#### THE EXERCISE
In the material below, list every line carrying the string "diagram".

#### DATA SECTION
# # #

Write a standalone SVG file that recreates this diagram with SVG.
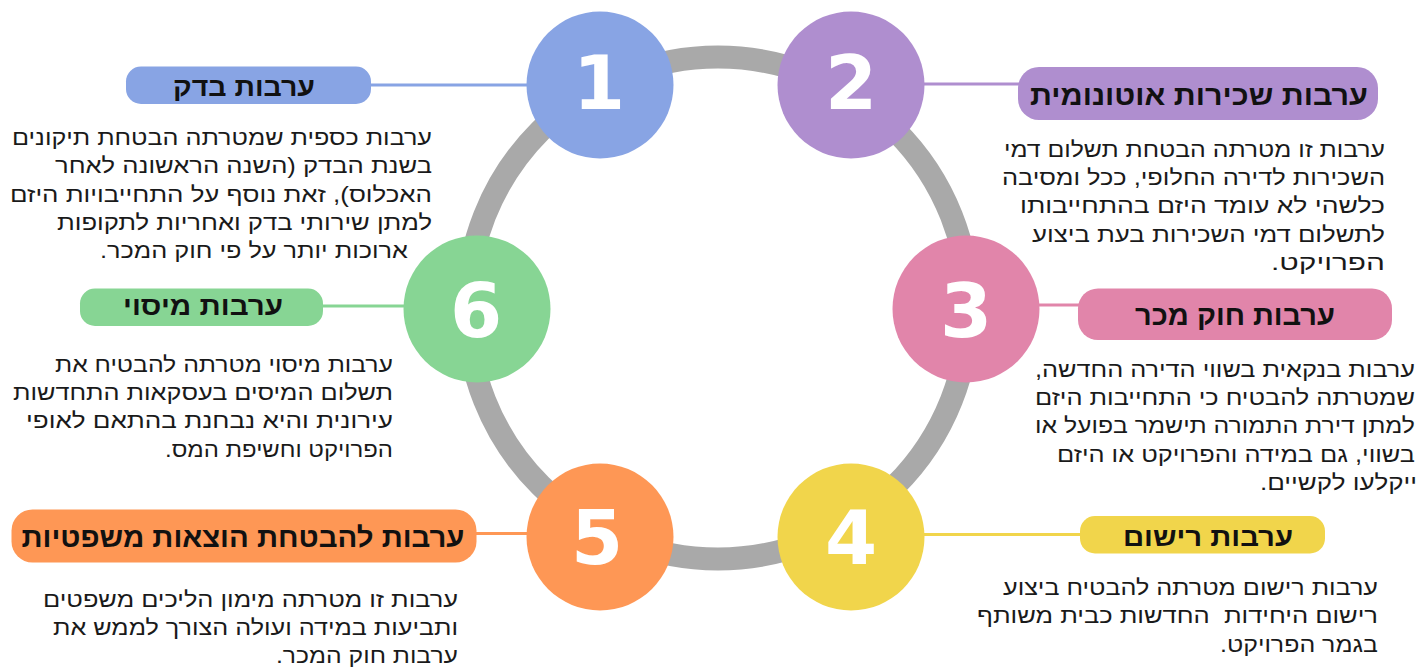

# # #

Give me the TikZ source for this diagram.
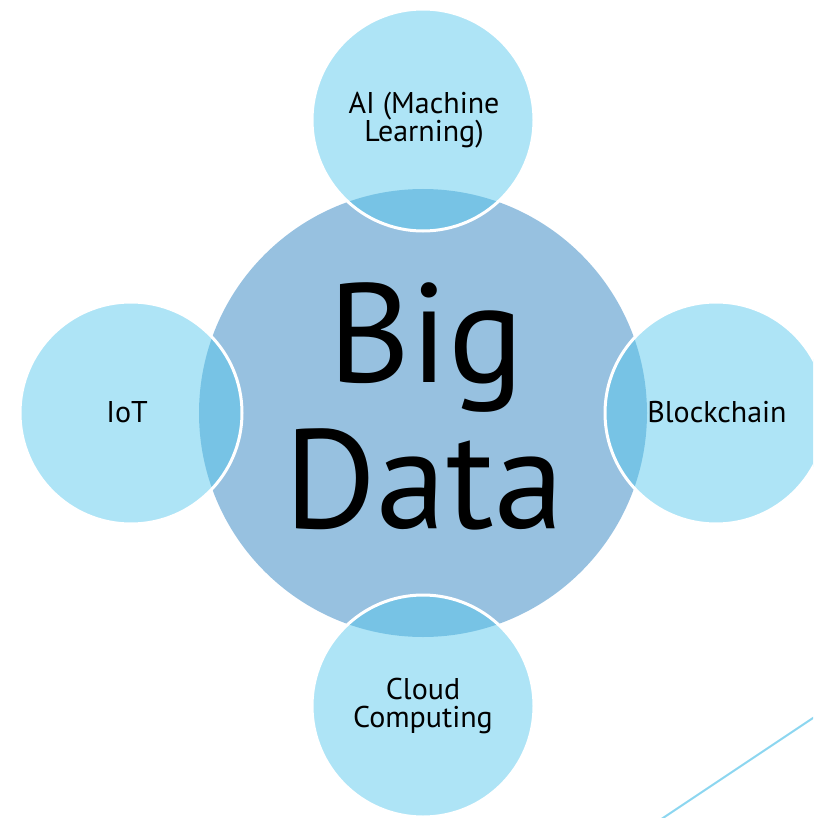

# # #

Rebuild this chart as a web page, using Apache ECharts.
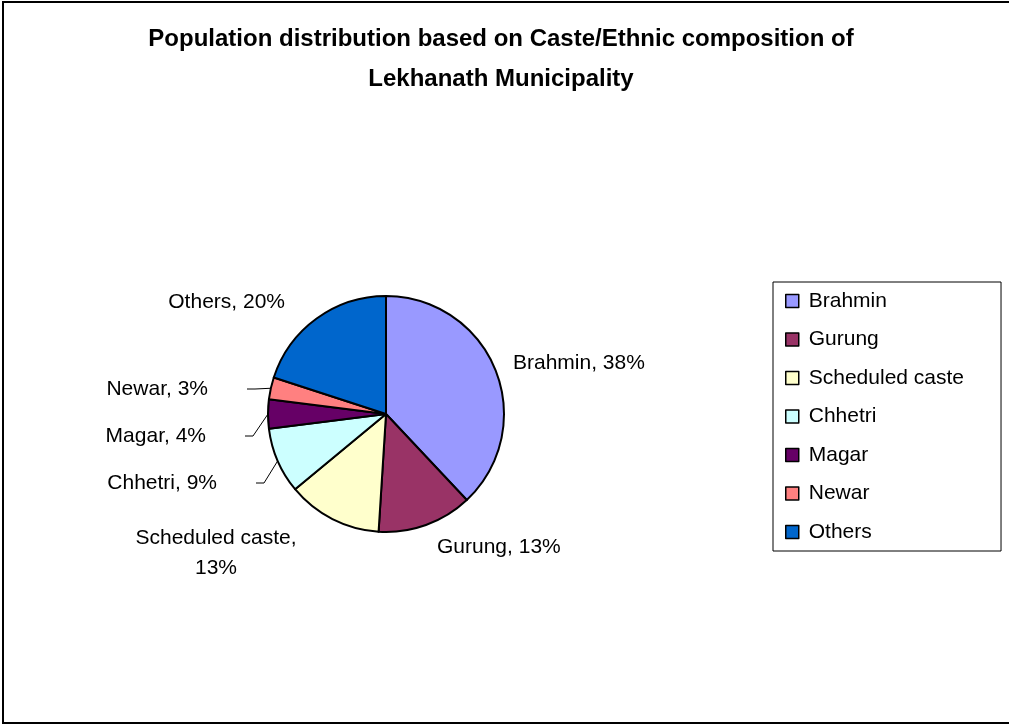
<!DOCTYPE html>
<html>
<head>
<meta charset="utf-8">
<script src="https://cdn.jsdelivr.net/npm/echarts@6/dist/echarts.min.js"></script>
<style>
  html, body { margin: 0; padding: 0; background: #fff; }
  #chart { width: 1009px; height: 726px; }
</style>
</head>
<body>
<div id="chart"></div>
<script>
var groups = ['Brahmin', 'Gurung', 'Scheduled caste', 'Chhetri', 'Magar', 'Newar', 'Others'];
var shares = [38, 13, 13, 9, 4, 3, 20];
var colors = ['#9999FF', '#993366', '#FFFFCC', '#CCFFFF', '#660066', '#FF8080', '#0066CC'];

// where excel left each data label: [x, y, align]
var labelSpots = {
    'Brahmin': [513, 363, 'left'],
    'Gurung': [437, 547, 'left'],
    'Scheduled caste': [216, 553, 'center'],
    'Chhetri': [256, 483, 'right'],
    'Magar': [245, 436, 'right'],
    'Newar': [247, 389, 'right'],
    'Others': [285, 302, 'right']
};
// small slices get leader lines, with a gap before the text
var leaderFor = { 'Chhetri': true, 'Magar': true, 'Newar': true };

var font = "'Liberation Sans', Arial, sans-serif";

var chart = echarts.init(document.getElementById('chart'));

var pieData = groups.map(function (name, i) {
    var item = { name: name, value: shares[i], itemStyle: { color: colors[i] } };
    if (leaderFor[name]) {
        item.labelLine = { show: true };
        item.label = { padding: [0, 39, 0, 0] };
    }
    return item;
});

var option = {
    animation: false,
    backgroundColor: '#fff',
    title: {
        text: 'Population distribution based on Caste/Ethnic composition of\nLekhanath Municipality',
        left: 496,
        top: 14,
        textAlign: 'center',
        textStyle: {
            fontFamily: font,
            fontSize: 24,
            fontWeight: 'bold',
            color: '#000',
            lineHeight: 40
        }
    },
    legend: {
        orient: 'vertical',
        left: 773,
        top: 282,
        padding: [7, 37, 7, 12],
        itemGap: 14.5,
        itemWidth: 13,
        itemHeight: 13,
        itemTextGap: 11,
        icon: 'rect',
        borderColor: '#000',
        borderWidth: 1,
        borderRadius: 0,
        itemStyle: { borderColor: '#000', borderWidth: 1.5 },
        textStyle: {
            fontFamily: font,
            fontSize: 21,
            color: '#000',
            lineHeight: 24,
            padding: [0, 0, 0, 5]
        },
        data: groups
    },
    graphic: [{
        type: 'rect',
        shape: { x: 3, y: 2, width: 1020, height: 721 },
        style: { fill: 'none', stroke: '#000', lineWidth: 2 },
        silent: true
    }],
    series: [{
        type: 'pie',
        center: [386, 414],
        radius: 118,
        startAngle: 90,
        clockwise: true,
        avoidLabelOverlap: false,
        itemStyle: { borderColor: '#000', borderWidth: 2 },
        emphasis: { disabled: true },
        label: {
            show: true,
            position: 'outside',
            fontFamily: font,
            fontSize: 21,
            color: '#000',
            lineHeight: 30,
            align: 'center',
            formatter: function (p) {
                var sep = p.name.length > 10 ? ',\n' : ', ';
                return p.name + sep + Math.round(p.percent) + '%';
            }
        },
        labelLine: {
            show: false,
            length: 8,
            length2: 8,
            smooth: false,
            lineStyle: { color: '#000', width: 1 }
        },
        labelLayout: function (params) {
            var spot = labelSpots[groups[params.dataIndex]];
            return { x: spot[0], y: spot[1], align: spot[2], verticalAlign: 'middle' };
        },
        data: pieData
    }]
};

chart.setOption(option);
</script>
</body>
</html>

# # #

#### TASK RESULT
Write a standalone SVG file that recreates this diagram with SVG.
Give me the TikZ source for this diagram.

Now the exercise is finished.